En la “Rebelión en la Granja”, el cuento político magistral de George Orwell, los animales dieron un golpe de estado y se tomaron el poder, expulsaron al granjero y establecieron el socialismo y el reino de la felicidad. Limitaron las libertades, sometieron a los demás, pero los dirigentes tuvieron el cuidado de proclamar, como dogma del régimen, aquello de que “todos los animales son iguales, pero unos animales son más iguales que otros”.
Más allá del cuento de Orwell, esa es la consigna de las burocracias de los estados totalitarios, al estilo de la Cuba bucólica que el “balserito” nos vino a pintar -o a cuentear-. Esa es la lógica de las revoluciones, y la ideología de los iluminados que se creen asistidos del derecho divino a decidir, a reinventar la sociedad y a fabricar el “nuevo hombre”, pero eso sí, sin mezclarse con el común de los burgueses y de los pobres, y protegiendo los privilegios que genera el nuevo poder.
Los totalitarismos funcionan con el auxilio de burocracias omnipotentes investidas de facultades discrecionales; operan a través de núcleos de poder intocables y permanentes, de círculos cerrados, que determinan el régimen de propiedad, gestionan el mercado, piensan por cuenta de los demás, y deciden en nombre de los minusválidos políticos que son los ciudadanos. La historia ha demostrado que el socialismo de verdad, como el fascismo, solo puede ser totalitario. Puede adoptar carátulas democráticas, pero a la hora de las decisiones cruciales, es una forma de dominación que reprime, limita las libertades y suplanta, con ideología y fuerza, a la espontaneidad de la vida social.
En esos estados -los que ahora promueven las “juventudes” nostálgicas del comunismo- los derechos individuales son concesiones caprichosas de los gobiernos; la propiedad es un permiso precario; los contratos, son pactos volátiles que rigen mientras el poder lo permite. Desaparece la previsibilidad del Derecho, porque la Ley deja de ser referente estable de la sociedad y se transforma en vara de represión, dictamen del poder y acto político discrecional.

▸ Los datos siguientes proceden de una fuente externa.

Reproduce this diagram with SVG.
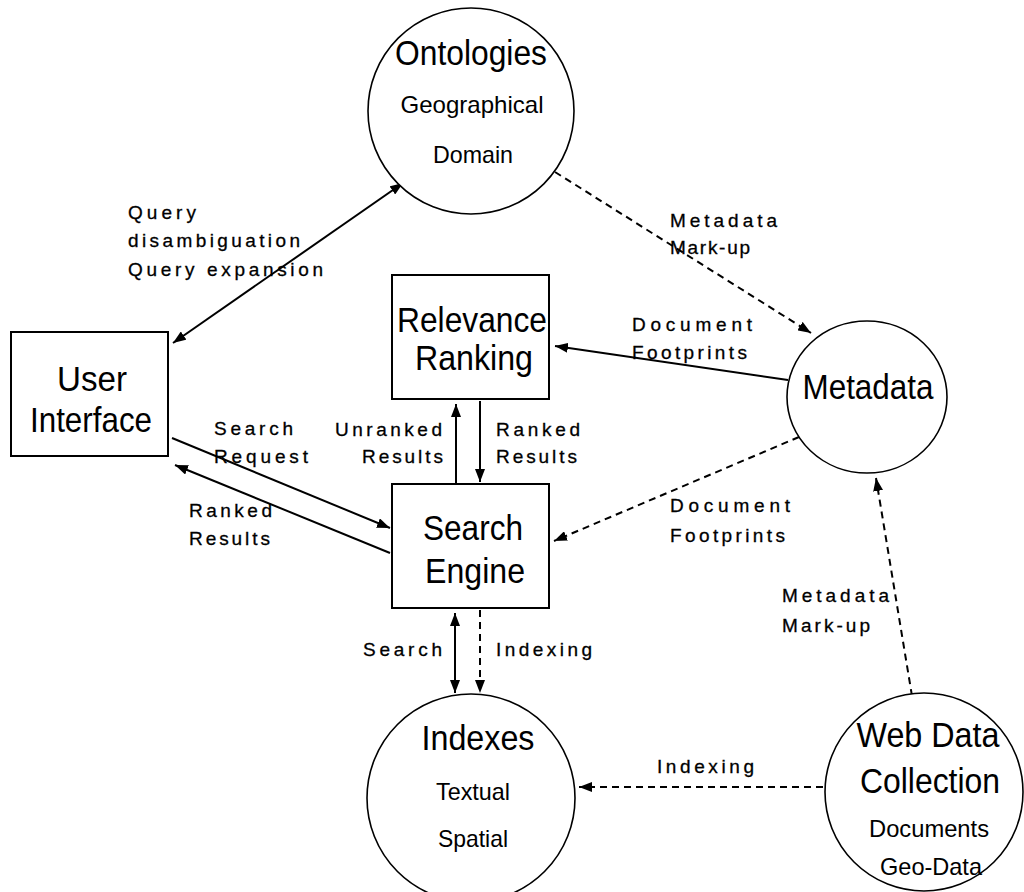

En sociedades condicionadas por la membresía del partido y por el miedo, los burócratas, astutos como son, generan escudos de protección, inmunidades, tribunales ad hoc e intelectuales claudicantes. Esta es una ley física de esos Estados. Lo paradójico es que, pese al discurso de la igualdad, surge la nueva clase privilegiada de políticos de alto vuelo, como escandalosa evidencia de la desigualdad y de los privilegios que rodean a esa casta de cortesanos. Como dice Orwell en “La Rebelión en la Granja”, los novísimos dominadores, en ejercicio de los derechos revolucionarios, practican aquello de que “todos los animales son iguales, pero unos animales son más iguales que otros.”